## Exercise requirements
Skip the pictures and quote all of the lines exactly.

## Information shown
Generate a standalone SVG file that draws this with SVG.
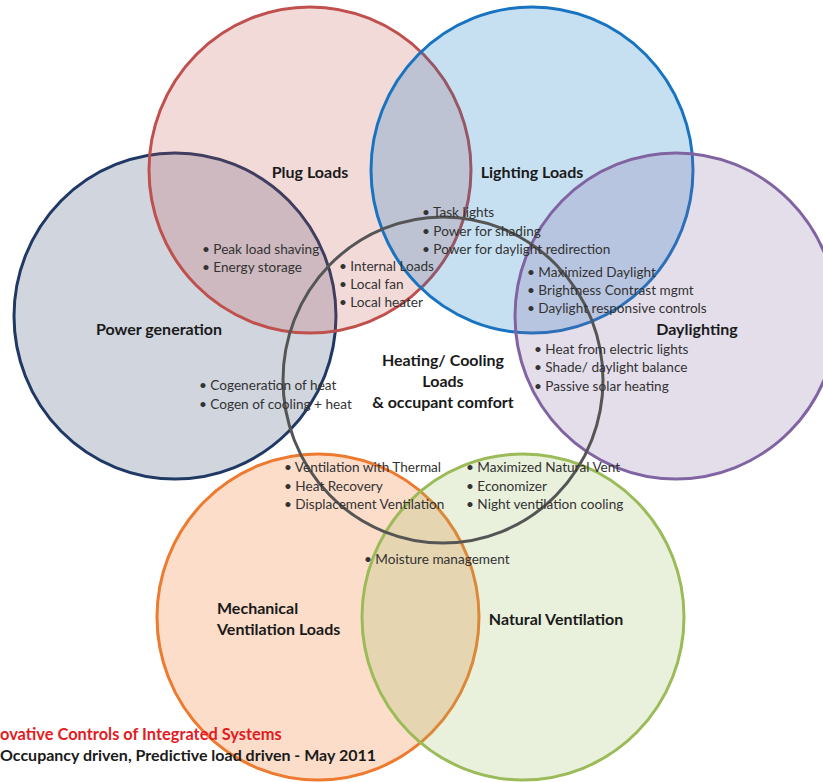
<svg xmlns="http://www.w3.org/2000/svg" width="823" height="782" viewBox="0 0 823 782">
<style>
.c{stroke-width:3}
.t{font-family:Lato,"Liberation Sans",sans-serif;font-weight:bold;font-size:16px;fill:#1a1a1a}
.b{font-family:Lato,"Liberation Sans",sans-serif;font-size:13.6px;fill:#333}
.f{font-family:Lato,"Liberation Sans",sans-serif;font-weight:bold;font-size:16px}
.fr{font-size:16.4px;fill:#E31B23}
</style>
<rect width="823" height="782" fill="#fff"/>
<g id="power-generation">
<ellipse class="c" cx="175" cy="316" rx="161" ry="163" fill="#1F3864" fill-opacity="0.21" stroke="#1F3864"/>
<text class="t" x="159" y="335" text-anchor="middle">Power generation</text>
</g>
<g id="plug-loads">
<ellipse class="c" cx="310" cy="170" rx="161" ry="163" fill="#C0504D" fill-opacity="0.21" stroke="#C0504D"/>
<text class="t" x="310" y="178" text-anchor="middle">Plug Loads</text>
</g>
<g id="lighting-loads">
<ellipse class="c" cx="532" cy="170" rx="161" ry="163" fill="#0070C0" fill-opacity="0.22" stroke="#1874C0"/>
<text class="t" x="532" y="178" text-anchor="middle">Lighting Loads</text>
</g>
<g id="daylighting">
<ellipse class="c" cx="676" cy="316" rx="161" ry="163" fill="#8064A2" fill-opacity="0.21" stroke="#8064A2"/>
<text class="t" x="697" y="335" text-anchor="middle">Daylighting</text>
</g>
<g id="mechanical-ventilation">
<ellipse class="c" cx="318" cy="617" rx="161" ry="163" fill="#EE7A2F" fill-opacity="0.26" stroke="#EE7A2F"/>
<text class="t" x="217" y="614">Mechanical</text>
<text class="t" x="217" y="635">Ventilation Loads</text>
</g>
<g id="natural-ventilation">
<ellipse class="c" cx="523" cy="617" rx="161" ry="163" fill="#9BBB59" fill-opacity="0.22" stroke="#9BBB59"/>
<text class="t" x="556" y="625" text-anchor="middle">Natural Ventilation</text>
</g>
<g id="heating-cooling">
<ellipse class="c" cx="443" cy="380" rx="160" ry="163" fill="none" stroke="#555555"/>
<text class="t" x="443" y="366" text-anchor="middle">Heating/ Cooling</text>
<text class="t" x="443" y="387" text-anchor="middle">Loads</text>
<text class="t" x="443" y="408" text-anchor="middle">&amp; occupant comfort</text>
</g>
<g id="connectors"></g>
<g id="plug-power">
<text class="b" x="202" y="254">• Peak load shaving</text>
<text class="b" x="202" y="272">• Energy storage</text>
</g>
<g id="plug-heating">
<text class="b" x="339" y="271">• Internal Loads</text>
<text class="b" x="339" y="289">• Local fan</text>
<text class="b" x="339" y="307">• Local heater</text>
</g>
<g id="lighting-heating">
<text class="b" x="422" y="217">• Task lights</text>
<text class="b" x="422" y="236">• Power for shading</text>
<text class="b" x="422" y="254">• Power for daylight redirection</text>
</g>
<g id="daylighting-lighting">
<text class="b" x="527" y="277">• Maximized Daylight</text>
<text class="b" x="527" y="295">• Brightness Contrast mgmt</text>
<text class="b" x="527" y="313">• Daylight responsive controls</text>
</g>
<g id="daylighting-heating">
<text class="b" x="534" y="354">• Heat from electric lights</text>
<text class="b" x="534" y="372">• Shade/ daylight balance</text>
<text class="b" x="534" y="391">• Passive solar heating</text>
</g>
<g id="power-heating">
<text class="b" x="199" y="390">• Cogeneration of heat</text>
<text class="b" x="199" y="409">• Cogen of cooling + heat</text>
</g>
<g id="mechanical-heating">
<text class="b" x="284" y="472">• Ventilation with Thermal</text>
<text class="b" x="284" y="491">• Heat Recovery</text>
<text class="b" x="284" y="509">• Displacement Ventilation</text>
</g>
<g id="natural-heating">
<text class="b" x="466" y="472">• Maximized Natural Vent</text>
<text class="b" x="466" y="491">• Economizer</text>
<text class="b" x="466" y="509">• Night ventilation cooling</text>
</g>
<g id="mechanical-natural">
<text class="b" x="364" y="564">• Moisture management</text>
</g>
<g id="footer">
<text class="f fr" x="0" y="740">ovative Controls of Integrated Systems</text>
<text class="f" x="0" y="761" fill="#1a1a1a">Occupancy driven, Predictive load driven - May 2011</text>
</g>
</svg>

## Finished task
Generate a standalone SVG file that draws this with SVG.
<svg xmlns="http://www.w3.org/2000/svg" width="823" height="782" viewBox="0 0 823 782">
<style>
.c{stroke-width:3}
.t{font-family:Lato,"Liberation Sans",sans-serif;font-weight:bold;font-size:16px;fill:#1a1a1a}
.b{font-family:Lato,"Liberation Sans",sans-serif;font-size:13.6px;fill:#333}
.f{font-family:Lato,"Liberation Sans",sans-serif;font-weight:bold;font-size:16px}
.fr{font-size:16.4px;fill:#E31B23}
</style>
<rect width="823" height="782" fill="#fff"/>
<g id="power-generation">
<ellipse class="c" cx="175" cy="316" rx="161" ry="163" fill="#1F3864" fill-opacity="0.21" stroke="#1F3864"/>
<text class="t" x="159" y="335" text-anchor="middle">Power generation</text>
</g>
<g id="plug-loads">
<ellipse class="c" cx="310" cy="170" rx="161" ry="163" fill="#C0504D" fill-opacity="0.21" stroke="#C0504D"/>
<text class="t" x="310" y="178" text-anchor="middle">Plug Loads</text>
</g>
<g id="lighting-loads">
<ellipse class="c" cx="532" cy="170" rx="161" ry="163" fill="#0070C0" fill-opacity="0.22" stroke="#1874C0"/>
<text class="t" x="532" y="178" text-anchor="middle">Lighting Loads</text>
</g>
<g id="daylighting">
<ellipse class="c" cx="676" cy="316" rx="161" ry="163" fill="#8064A2" fill-opacity="0.21" stroke="#8064A2"/>
<text class="t" x="697" y="335" text-anchor="middle">Daylighting</text>
</g>
<g id="mechanical-ventilation">
<ellipse class="c" cx="318" cy="617" rx="161" ry="163" fill="#EE7A2F" fill-opacity="0.26" stroke="#EE7A2F"/>
<text class="t" x="217" y="614">Mechanical</text>
<text class="t" x="217" y="635">Ventilation Loads</text>
</g>
<g id="natural-ventilation">
<ellipse class="c" cx="523" cy="617" rx="161" ry="163" fill="#9BBB59" fill-opacity="0.22" stroke="#9BBB59"/>
<text class="t" x="556" y="625" text-anchor="middle">Natural Ventilation</text>
</g>
<g id="heating-cooling">
<ellipse class="c" cx="443" cy="380" rx="160" ry="163" fill="none" stroke="#555555"/>
<text class="t" x="443" y="366" text-anchor="middle">Heating/ Cooling</text>
<text class="t" x="443" y="387" text-anchor="middle">Loads</text>
<text class="t" x="443" y="408" text-anchor="middle">&amp; occupant comfort</text>
</g>
<g id="connectors"></g>
<g id="plug-power">
<text class="b" x="202" y="254">• Peak load shaving</text>
<text class="b" x="202" y="272">• Energy storage</text>
</g>
<g id="plug-heating">
<text class="b" x="339" y="271">• Internal Loads</text>
<text class="b" x="339" y="289">• Local fan</text>
<text class="b" x="339" y="307">• Local heater</text>
</g>
<g id="lighting-heating">
<text class="b" x="422" y="217">• Task lights</text>
<text class="b" x="422" y="236">• Power for shading</text>
<text class="b" x="422" y="254">• Power for daylight redirection</text>
</g>
<g id="daylighting-lighting">
<text class="b" x="527" y="277">• Maximized Daylight</text>
<text class="b" x="527" y="295">• Brightness Contrast mgmt</text>
<text class="b" x="527" y="313">• Daylight responsive controls</text>
</g>
<g id="daylighting-heating">
<text class="b" x="534" y="354">• Heat from electric lights</text>
<text class="b" x="534" y="372">• Shade/ daylight balance</text>
<text class="b" x="534" y="391">• Passive solar heating</text>
</g>
<g id="power-heating">
<text class="b" x="199" y="390">• Cogeneration of heat</text>
<text class="b" x="199" y="409">• Cogen of cooling + heat</text>
</g>
<g id="mechanical-heating">
<text class="b" x="284" y="472">• Ventilation with Thermal</text>
<text class="b" x="284" y="491">• Heat Recovery</text>
<text class="b" x="284" y="509">• Displacement Ventilation</text>
</g>
<g id="natural-heating">
<text class="b" x="466" y="472">• Maximized Natural Vent</text>
<text class="b" x="466" y="491">• Economizer</text>
<text class="b" x="466" y="509">• Night ventilation cooling</text>
</g>
<g id="mechanical-natural">
<text class="b" x="364" y="564">• Moisture management</text>
</g>
<g id="footer">
<text class="f fr" x="0" y="740">ovative Controls of Integrated Systems</text>
<text class="f" x="0" y="761" fill="#1a1a1a">Occupancy driven, Predictive load driven - May 2011</text>
</g>
</svg>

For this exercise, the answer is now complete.